'''
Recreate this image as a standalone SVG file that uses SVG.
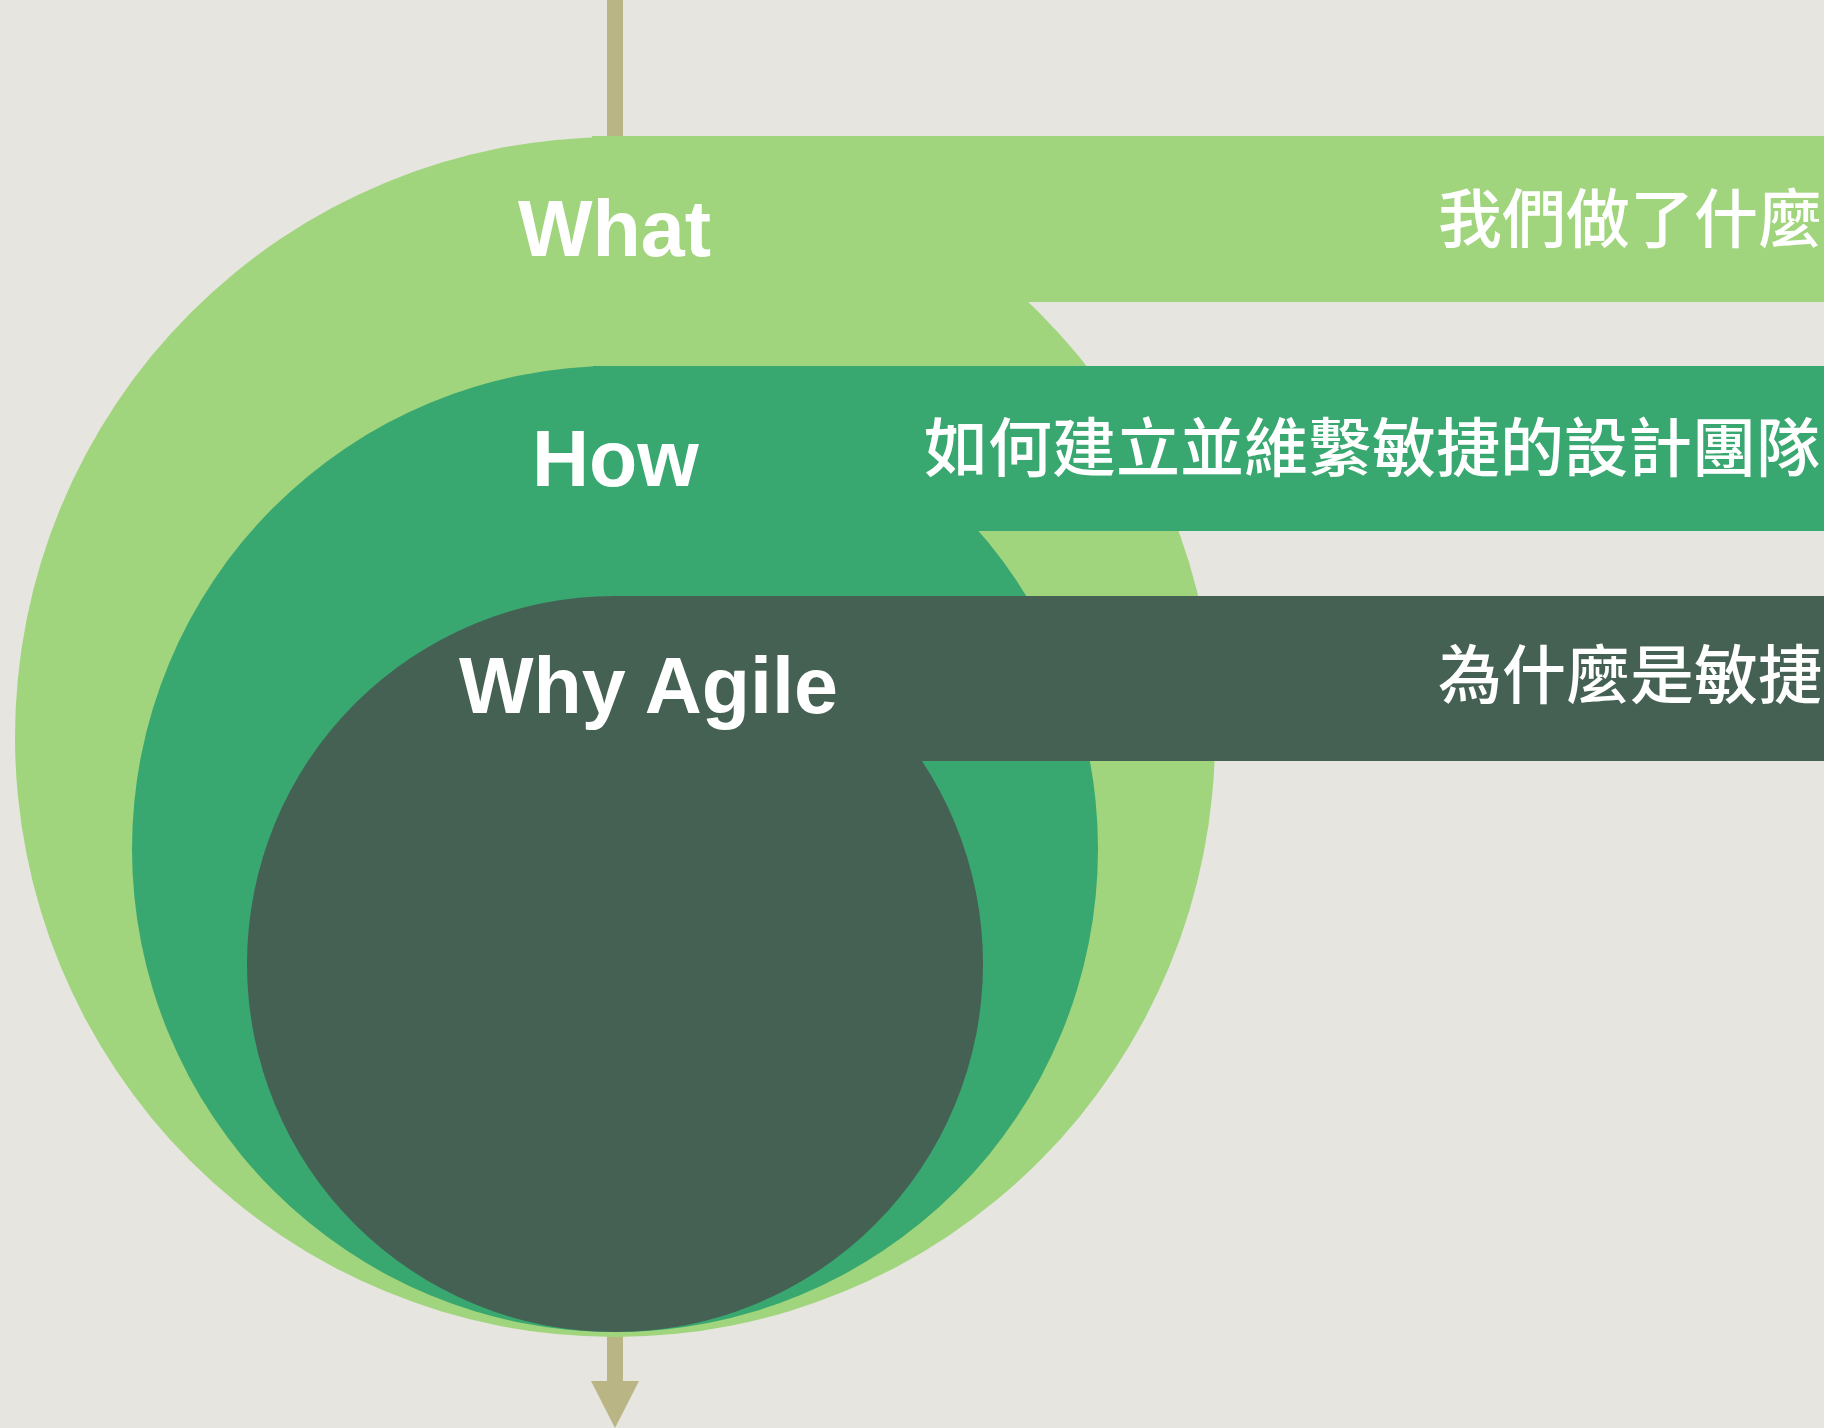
<svg xmlns="http://www.w3.org/2000/svg" width="1824" height="1428" viewBox="0 0 1824 1428">
<style>
.en{font-family:"Liberation Sans",Arial,sans-serif;font-weight:bold;font-size:79px;fill:#FFFFFF}
.zh{font-family:"Noto Sans CJK TC","Noto Sans CJK SC",sans-serif;font-weight:500;font-size:64px;fill:#FFFFFF}
.l1{fill:#A1D57D}.l2{fill:#38A870}.l3{fill:#456153}
</style>
<rect width="1824" height="1428" fill="#E6E5E0"/>
<g id="connectors">
<rect x="607" y="0" width="16" height="1385" fill="#BAB585"/>
<polygon points="591,1381 639,1381 615,1428" fill="#BAB585"/>
</g>
<g id="what">
<circle class="l1" cx="615" cy="737" r="600"/>
<rect class="l1" x="592" y="136" width="1232" height="166"/>
<text class="en" x="518" y="256">What</text>
<text class="zh" x="1438" y="242">我們做了什麼</text>
</g>
<g id="how">
<circle class="l2" cx="615" cy="849" r="483"/>
<rect class="l2" x="593" y="366" width="1231" height="165"/>
<text class="en" x="532" y="486">How</text>
<text class="zh" x="924" y="471">如何建立並維繫敏捷的設計團隊</text>
</g>
<g id="why">
<circle class="l3" cx="615" cy="964" r="368"/>
<rect class="l3" x="612" y="596" width="1212" height="165"/>
<text class="en" x="459" y="713" font-size="80">Why Agile</text>
<text class="zh" x="1438" y="698">為什麼是敏捷</text>
</g>
</svg>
'''
Given problem
Write out the material above once more, exactly as it reads, with no pictures.

Completed exercise
Recreate this image as a standalone SVG file that uses SVG.
<svg xmlns="http://www.w3.org/2000/svg" width="1824" height="1428" viewBox="0 0 1824 1428">
<style>
.en{font-family:"Liberation Sans",Arial,sans-serif;font-weight:bold;font-size:79px;fill:#FFFFFF}
.zh{font-family:"Noto Sans CJK TC","Noto Sans CJK SC",sans-serif;font-weight:500;font-size:64px;fill:#FFFFFF}
.l1{fill:#A1D57D}.l2{fill:#38A870}.l3{fill:#456153}
</style>
<rect width="1824" height="1428" fill="#E6E5E0"/>
<g id="connectors">
<rect x="607" y="0" width="16" height="1385" fill="#BAB585"/>
<polygon points="591,1381 639,1381 615,1428" fill="#BAB585"/>
</g>
<g id="what">
<circle class="l1" cx="615" cy="737" r="600"/>
<rect class="l1" x="592" y="136" width="1232" height="166"/>
<text class="en" x="518" y="256">What</text>
<text class="zh" x="1438" y="242">我們做了什麼</text>
</g>
<g id="how">
<circle class="l2" cx="615" cy="849" r="483"/>
<rect class="l2" x="593" y="366" width="1231" height="165"/>
<text class="en" x="532" y="486">How</text>
<text class="zh" x="924" y="471">如何建立並維繫敏捷的設計團隊</text>
</g>
<g id="why">
<circle class="l3" cx="615" cy="964" r="368"/>
<rect class="l3" x="612" y="596" width="1212" height="165"/>
<text class="en" x="459" y="713" font-size="80">Why Agile</text>
<text class="zh" x="1438" y="698">為什麼是敏捷</text>
</g>
</svg>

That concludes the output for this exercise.